▶ What the task asks:
Return all the data, word for word.

★ ★ ★

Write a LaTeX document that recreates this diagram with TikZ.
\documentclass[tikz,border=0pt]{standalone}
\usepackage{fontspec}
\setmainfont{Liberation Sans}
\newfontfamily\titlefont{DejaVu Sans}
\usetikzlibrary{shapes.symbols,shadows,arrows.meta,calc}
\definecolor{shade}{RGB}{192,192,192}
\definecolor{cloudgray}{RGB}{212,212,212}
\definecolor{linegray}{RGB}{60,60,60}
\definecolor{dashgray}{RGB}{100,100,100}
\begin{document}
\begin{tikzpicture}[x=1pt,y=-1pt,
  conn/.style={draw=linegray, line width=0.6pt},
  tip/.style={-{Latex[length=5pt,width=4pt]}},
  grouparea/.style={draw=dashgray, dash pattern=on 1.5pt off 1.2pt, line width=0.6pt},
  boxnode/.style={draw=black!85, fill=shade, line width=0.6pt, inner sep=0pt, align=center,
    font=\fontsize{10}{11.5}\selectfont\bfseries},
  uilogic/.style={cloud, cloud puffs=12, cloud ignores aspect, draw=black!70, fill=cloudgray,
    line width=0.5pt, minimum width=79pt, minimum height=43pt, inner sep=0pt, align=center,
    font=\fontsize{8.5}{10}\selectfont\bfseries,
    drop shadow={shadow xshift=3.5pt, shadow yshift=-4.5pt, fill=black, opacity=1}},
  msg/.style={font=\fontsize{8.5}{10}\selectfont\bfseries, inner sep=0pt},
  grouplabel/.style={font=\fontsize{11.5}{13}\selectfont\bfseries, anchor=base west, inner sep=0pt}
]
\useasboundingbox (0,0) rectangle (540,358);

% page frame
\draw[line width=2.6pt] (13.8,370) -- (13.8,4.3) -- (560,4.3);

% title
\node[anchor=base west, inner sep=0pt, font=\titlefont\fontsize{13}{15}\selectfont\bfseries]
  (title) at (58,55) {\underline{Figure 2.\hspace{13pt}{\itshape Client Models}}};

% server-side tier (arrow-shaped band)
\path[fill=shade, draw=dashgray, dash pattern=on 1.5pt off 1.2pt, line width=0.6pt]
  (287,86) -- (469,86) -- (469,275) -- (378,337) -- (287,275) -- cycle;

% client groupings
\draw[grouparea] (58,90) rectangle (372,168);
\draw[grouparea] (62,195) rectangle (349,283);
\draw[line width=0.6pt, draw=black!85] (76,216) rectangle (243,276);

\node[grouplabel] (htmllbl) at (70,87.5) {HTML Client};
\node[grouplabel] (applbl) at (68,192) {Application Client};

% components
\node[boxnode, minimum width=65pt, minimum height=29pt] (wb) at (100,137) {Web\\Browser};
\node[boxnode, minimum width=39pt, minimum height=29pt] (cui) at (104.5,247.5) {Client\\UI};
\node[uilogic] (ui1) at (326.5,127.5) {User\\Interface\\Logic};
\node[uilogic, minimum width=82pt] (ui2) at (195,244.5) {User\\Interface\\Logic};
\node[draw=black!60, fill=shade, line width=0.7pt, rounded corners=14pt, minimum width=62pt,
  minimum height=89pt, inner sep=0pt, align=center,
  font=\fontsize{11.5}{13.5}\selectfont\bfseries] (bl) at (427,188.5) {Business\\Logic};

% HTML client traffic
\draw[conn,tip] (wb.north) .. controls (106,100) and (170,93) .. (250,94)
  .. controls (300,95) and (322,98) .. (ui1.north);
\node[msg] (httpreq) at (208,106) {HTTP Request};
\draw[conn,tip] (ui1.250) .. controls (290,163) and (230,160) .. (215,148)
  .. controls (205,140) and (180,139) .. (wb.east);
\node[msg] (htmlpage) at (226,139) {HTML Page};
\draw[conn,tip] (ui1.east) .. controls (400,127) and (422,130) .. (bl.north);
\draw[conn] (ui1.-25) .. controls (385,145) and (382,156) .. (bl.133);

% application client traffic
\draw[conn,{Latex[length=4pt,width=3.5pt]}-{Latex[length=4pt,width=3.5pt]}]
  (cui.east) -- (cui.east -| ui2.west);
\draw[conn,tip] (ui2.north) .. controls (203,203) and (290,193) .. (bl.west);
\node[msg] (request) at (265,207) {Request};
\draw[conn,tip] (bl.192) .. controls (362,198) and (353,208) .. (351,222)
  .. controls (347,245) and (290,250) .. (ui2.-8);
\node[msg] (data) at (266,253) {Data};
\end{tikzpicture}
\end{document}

★ ★ ★

▶ Exercise result:
Write a LaTeX document that recreates this diagram with TikZ.
\documentclass[tikz,border=0pt]{standalone}
\usepackage{fontspec}
\setmainfont{Liberation Sans}
\newfontfamily\titlefont{DejaVu Sans}
\usetikzlibrary{shapes.symbols,shadows,arrows.meta,calc}
\definecolor{shade}{RGB}{192,192,192}
\definecolor{cloudgray}{RGB}{212,212,212}
\definecolor{linegray}{RGB}{60,60,60}
\definecolor{dashgray}{RGB}{100,100,100}
\begin{document}
\begin{tikzpicture}[x=1pt,y=-1pt,
  conn/.style={draw=linegray, line width=0.6pt},
  tip/.style={-{Latex[length=5pt,width=4pt]}},
  grouparea/.style={draw=dashgray, dash pattern=on 1.5pt off 1.2pt, line width=0.6pt},
  boxnode/.style={draw=black!85, fill=shade, line width=0.6pt, inner sep=0pt, align=center,
    font=\fontsize{10}{11.5}\selectfont\bfseries},
  uilogic/.style={cloud, cloud puffs=12, cloud ignores aspect, draw=black!70, fill=cloudgray,
    line width=0.5pt, minimum width=79pt, minimum height=43pt, inner sep=0pt, align=center,
    font=\fontsize{8.5}{10}\selectfont\bfseries,
    drop shadow={shadow xshift=3.5pt, shadow yshift=-4.5pt, fill=black, opacity=1}},
  msg/.style={font=\fontsize{8.5}{10}\selectfont\bfseries, inner sep=0pt},
  grouplabel/.style={font=\fontsize{11.5}{13}\selectfont\bfseries, anchor=base west, inner sep=0pt}
]
\useasboundingbox (0,0) rectangle (540,358);

% page frame
\draw[line width=2.6pt] (13.8,370) -- (13.8,4.3) -- (560,4.3);

% title
\node[anchor=base west, inner sep=0pt, font=\titlefont\fontsize{13}{15}\selectfont\bfseries]
  (title) at (58,55) {\underline{Figure 2.\hspace{13pt}{\itshape Client Models}}};

% server-side tier (arrow-shaped band)
\path[fill=shade, draw=dashgray, dash pattern=on 1.5pt off 1.2pt, line width=0.6pt]
  (287,86) -- (469,86) -- (469,275) -- (378,337) -- (287,275) -- cycle;

% client groupings
\draw[grouparea] (58,90) rectangle (372,168);
\draw[grouparea] (62,195) rectangle (349,283);
\draw[line width=0.6pt, draw=black!85] (76,216) rectangle (243,276);

\node[grouplabel] (htmllbl) at (70,87.5) {HTML Client};
\node[grouplabel] (applbl) at (68,192) {Application Client};

% components
\node[boxnode, minimum width=65pt, minimum height=29pt] (wb) at (100,137) {Web\\Browser};
\node[boxnode, minimum width=39pt, minimum height=29pt] (cui) at (104.5,247.5) {Client\\UI};
\node[uilogic] (ui1) at (326.5,127.5) {User\\Interface\\Logic};
\node[uilogic, minimum width=82pt] (ui2) at (195,244.5) {User\\Interface\\Logic};
\node[draw=black!60, fill=shade, line width=0.7pt, rounded corners=14pt, minimum width=62pt,
  minimum height=89pt, inner sep=0pt, align=center,
  font=\fontsize{11.5}{13.5}\selectfont\bfseries] (bl) at (427,188.5) {Business\\Logic};

% HTML client traffic
\draw[conn,tip] (wb.north) .. controls (106,100) and (170,93) .. (250,94)
  .. controls (300,95) and (322,98) .. (ui1.north);
\node[msg] (httpreq) at (208,106) {HTTP Request};
\draw[conn,tip] (ui1.250) .. controls (290,163) and (230,160) .. (215,148)
  .. controls (205,140) and (180,139) .. (wb.east);
\node[msg] (htmlpage) at (226,139) {HTML Page};
\draw[conn,tip] (ui1.east) .. controls (400,127) and (422,130) .. (bl.north);
\draw[conn] (ui1.-25) .. controls (385,145) and (382,156) .. (bl.133);

% application client traffic
\draw[conn,{Latex[length=4pt,width=3.5pt]}-{Latex[length=4pt,width=3.5pt]}]
  (cui.east) -- (cui.east -| ui2.west);
\draw[conn,tip] (ui2.north) .. controls (203,203) and (290,193) .. (bl.west);
\node[msg] (request) at (265,207) {Request};
\draw[conn,tip] (bl.192) .. controls (362,198) and (353,208) .. (351,222)
  .. controls (347,245) and (290,250) .. (ui2.-8);
\node[msg] (data) at (266,253) {Data};
\end{tikzpicture}
\end{document}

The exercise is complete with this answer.